Chicago Public Schools Under Fire

Lawndale News Chicago's Bilingual Newspaper - Education

By: Ashmar Mandou

Public schools in Chicago are under fire after a report released by the Chicago Board of Education Inspector General (OIG) Will Fletcher on January 1st reported that over 400 sexual complaints were made against the Chicago Public School employees from students in 2022. The report detailed various instances of groping, abuse, grooming, threats, and assaults by school officials. One investigation found a former Junior ROTC staff member had sex with a 16-year-old high school student for a year. When he learned there was an investigation, the staff member threatened to kill the girl and her family if she cooperated with investigators.

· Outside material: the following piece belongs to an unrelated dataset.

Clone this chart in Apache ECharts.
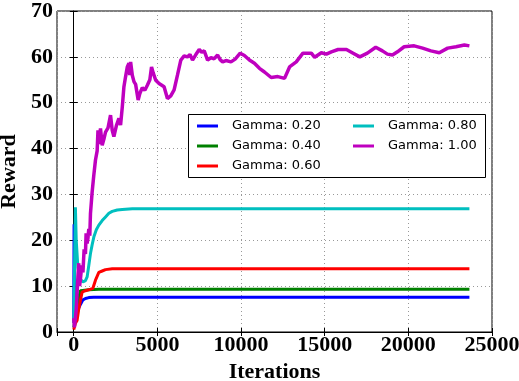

The report claims that the office’s sexual allegations unit (SAU) opens a case for every single complaint it receives, and their list includes a range of allegations from “creepy” behavior of adults, to assault, and others that “can be difficult to investigate”. The report went into detail about the various attempts carried out by teachers, including an allegation that a special education teacher groomed an eighth-grade student. A current elementary school teacher is facing allegations of inappropriate and sexual touching of a student in the late 1990s, when the child was enrolled in CPS between 11 and 14. The report also detailed a high-school teacher allegedly grooming five female students. “The teacher pressured the students into sexual acts (including kissing a student in the teacher’s classroom), solicited sexual acts from them, and sexually harassed them with overtly sexual comments, frequent telephone calls and social media communications, and inappropriate intimate physical contact,” the report claimed.

According to the report, countless alleged abusers at CPS were working in the school system despite the accusations. The OIG recommended disciplinary actions for any administer or staff who failed to report complaints of abuse. In total, there were 1,825 complaints received in 2022 covering the sexual allegations, misappropriation of funds, fraud, bullying and other bad conduct. CPS is in charge of 300,000 students across Chicago, the US’s third-largest city.